Technical University of Munich: Mass spectrometry-based draft of the mouse proteome
Proteins control and organize almost every aspect of life. The totality of all proteins in a living organism, a tissue or a cell is called the proteome. Using mass spectrometry, researchers at the Technical University of Munich (TUM) characterize the proteome, or protein complement of the genome, in important model organisms. In 2014, a team at the Chair of Proteomics and Bioanalytics reported a draft human proteome for the first time, followed by that of the model plant Arabidopsis thaliana in 2020, and now that of the most common laboratory mouse.
The laboratory mouse ranks among the most important experimental systems for biomedical research and molecular reference maps of such models are essential informational tools. “We present a quantitative draft of the mouse proteome and phosphoproteome constructed from 41 healthy tissues. These molecules are cellular regulators of normal as well as pathological processes,” says Bernhard Küster, Professor of Proteomics and Bioanalytics.
The proteomes of humans, animals and plants have many similarities
The researchers now show in a Nature Methods publication what insights can be gleaned from the data. For instance, tissue- and cell-type resolved profiles provide protein evidence for the expression of 17,000 genes and thousands of isoforms, proteins that arise from the same gene but differ in structure.
Furthermore, 50,000 phosphorylation sites could be found. These are specific and particularly important parts of proteins that regulate processes in the cell. In other words, the research work provides information about how many of the approximately 20,000 mouse genes exist as proteins, where they are expressed, in what quantities they occur and how active they are.
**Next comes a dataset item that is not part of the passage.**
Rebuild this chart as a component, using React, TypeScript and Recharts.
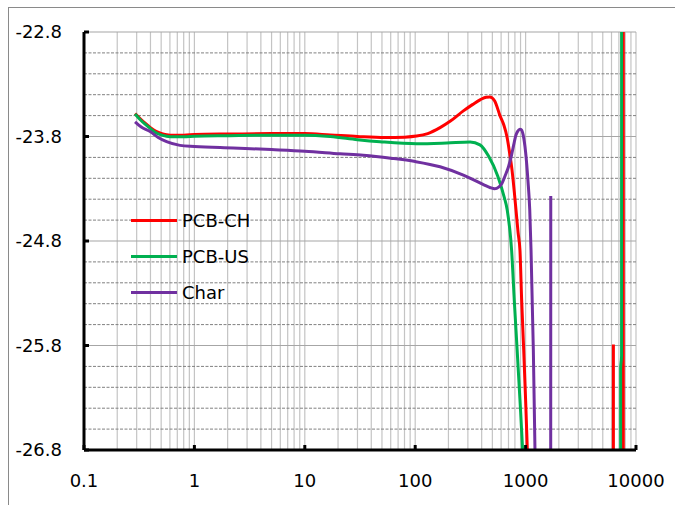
import React from 'react';
import { LineChart, Line, XAxis, YAxis, CartesianGrid } from 'recharts';

// Axis ticks / labels
const xTicks = [0.1, 1, 10, 100, 1000, 10000];
const yTicks = [-26.8, -25.8, -24.8, -23.8, -22.8];
const xGridValues = [
  0.1, 0.2, 0.3, 0.4, 0.5, 0.6, 0.7, 0.8, 0.9,
  1, 2, 3, 4, 5, 6, 7, 8, 9,
  10, 20, 30, 40, 50, 60, 70, 80, 90,
  100, 200, 300, 400, 500, 600, 700, 800, 900,
  1000, 2000, 3000, 4000, 5000, 6000, 7000, 8000, 9000, 10000,
];
const yMajorGrid = [-25.8, -24.8, -23.8, -22.8];
const yMinorGrid = [
  -26.6, -26.4, -26.2, -26.0, -25.6, -25.4, -25.2, -25.0,
  -24.6, -24.4, -24.2, -24.0, -23.6, -23.4, -23.2, -23.0,
];

// Series names and colours
const seriesNames = ['PCB-CH', 'PCB-US', 'Char'];
const seriesColors = ['#ff0000', '#00b050', '#7030a0'];

// Series data: [frequency, value]
const pcbCH: [number, number][] = [
  [0.29, -23.58], [0.32, -23.625], [0.36, -23.675], [0.4, -23.715], [0.45, -23.75],
  [0.5, -23.77], [0.56, -23.782], [0.65, -23.787], [0.8, -23.787], [1, -23.782],
  [2, -23.776], [5, -23.772], [10, -23.772], [17, -23.785], [30, -23.8], [53, -23.81],
  [80, -23.806], [103, -23.796], [130, -23.772], [168, -23.715], [210, -23.65],
  [273, -23.555], [330, -23.495], [390, -23.447], [440, -23.424], [475, -23.422],
  [525, -23.46], [586, -23.6], [635, -23.69], [677, -23.8], [715, -23.95], [753, -24.12],
  [790, -24.33], [818, -24.5], [855, -24.72], [889, -24.89], [921, -25.365],
  [961, -25.84], [1000, -26.32], [1037, -26.8], [1100, -27.8], [1200, -40],
  [6230, -40], [6240, -25.79], [6250, -40], [7670, -40], [7680, -15],
];
const pcbUS: [number, number][] = [
  [0.29, -23.585], [0.32, -23.635], [0.36, -23.685], [0.4, -23.725], [0.45, -23.765],
  [0.5, -23.785], [0.56, -23.797], [0.65, -23.802], [0.8, -23.802], [1, -23.797],
  [2, -23.792], [5, -23.787], [10, -23.787], [17, -23.8], [30, -23.83], [48, -23.85],
  [103, -23.87], [193, -23.862], [315, -23.852], [386, -23.88], [463, -23.99],
  [560, -24.18], [640, -24.38], [681, -24.5], [747, -24.89], [790, -25.37],
  [838, -25.84], [889, -26.32], [940, -26.8], [1000, -27.5], [1100, -40],
  [7250, -40], [7260, -26.02], [7400, -25.9], [7420, -15],
];
const charData: [number, number][] = [
  [0.29, -23.66], [0.33, -23.71], [0.4, -23.755], [0.47, -23.81], [0.56, -23.85],
  [0.74, -23.885], [1, -23.895], [2.24, -23.91], [5, -23.925], [10, -23.94],
  [20.8, -23.965], [33.9, -23.98], [60, -24.008], [100, -24.04], [168, -24.09],
  [273, -24.17], [415, -24.26], [480, -24.29], [525, -24.3], [570, -24.285],
  [610, -24.25], [650, -24.18], [700, -24.09], [745, -23.98], [780, -23.88],
  [818, -23.785], [850, -23.748], [889, -23.73], [920, -23.738], [950, -23.785],
  [1000, -23.95], [1050, -24.22], [1090, -24.5], [1120, -24.89], [1175, -25.84],
  [1216, -26.8], [1260, -27.5], [1300, -40], [1680, -40], [1690, -24.37],
];

const allSeries = [pcbCH, pcbUS, charData].map((s) => s.map(([f, v]) => ({ f, v })));

const FONT = 'DejaVu Sans';

export default function App() {
  return (
    <div style={{ position: 'absolute', left: 0, top: 0, width: 675, height: 505, background: '#fff', overflow: 'hidden' }}>
      <div
        style={{
          position: 'absolute', left: 8, top: 7, width: 667, height: 498,
          borderTop: '1px solid #8a8a8a', borderLeft: '1px solid #8a8a8a', boxSizing: 'border-box',
        }}
      />
      <div style={{ position: 'absolute', left: 0, top: 0 }}>
        <LineChart width={675} height={505} margin={{ top: 32, right: 39, bottom: 0, left: 8 }}>
          <CartesianGrid
            horizontal={false}
            vertical
            verticalValues={xGridValues}
            stroke="#c4c4c4"
            strokeWidth={1.2}
          />
          <CartesianGrid
            vertical={false}
            horizontal
            horizontalValues={yMinorGrid}
            stroke="#808080"
            strokeDasharray="3 1.5"
          />
          <CartesianGrid
            vertical={false}
            horizontal
            horizontalValues={yMajorGrid}
            stroke="#a6a6a6"
            strokeWidth={1.2}
          />
          <XAxis
            dataKey="f"
            type="number"
            scale="log"
            domain={[0.1, 10000]}
            allowDataOverflow
            ticks={xTicks}
            tickFormatter={(v: number) => String(v)}
            height={55}
            axisLine={{ stroke: '#000', strokeWidth: 3 }}
            tickLine={{ stroke: '#000', strokeWidth: 3 }}
            tickSize={-5}
            tickMargin={29}
            tick={{ fontFamily: FONT, fontSize: 18, fill: '#000' }}
            interval={0}
          />
          <YAxis
            dataKey="v"
            type="number"
            domain={[-26.8, -22.8]}
            allowDataOverflow
            ticks={yTicks}
            tickFormatter={(v: number) => v.toFixed(1)}
            width={76}
            axisLine={{ stroke: '#000', strokeWidth: 3 }}
            tickLine={{ stroke: '#000', strokeWidth: 3 }}
            tickSize={-5}
            tickMargin={27}
            tick={{ fontFamily: FONT, fontSize: 18, fill: '#000' }}
            interval={0}
          />
          {allSeries.map((d, i) => (
            <Line
              key={seriesNames[i]}
              data={d}
              dataKey="v"
              name={seriesNames[i]}
              type="monotone"
              stroke={seriesColors[i]}
              strokeWidth={3}
              dot={false}
              activeDot={false}
              isAnimationActive={false}
            />
          ))}
        </LineChart>
      </div>
      {seriesNames.map((name, i) => (
        <div
          key={name}
          style={{
            position: 'absolute', left: 131, top: 220 + i * 36 - 12, height: 24,
            display: 'flex', alignItems: 'center', fontFamily: FONT, fontSize: 18, color: '#000',
          }}
        >
          <div style={{ width: 46, height: 3, background: seriesColors[i], marginRight: 5 }} />
          <span>{name}</span>
        </div>
      ))}
    </div>
  );
}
Proteogenomic comparison of mouse, human and Arabidopsis reveal common and distinct mechanisms of gene expression regulation and, despite many similarities, numerous differentially abundant orthologs that likely serve species-specific functions. “We leverage the mouse proteome by integrating more than 400 phenotypic drug and radiation response data sets with the proteomes of 66 pancreatic ductal adenocarcinoma (PDAC) cell lines to reveal molecular markers for drug sensitivity and resistance,” says Piero Giansanti, Ph.D., first author of the study.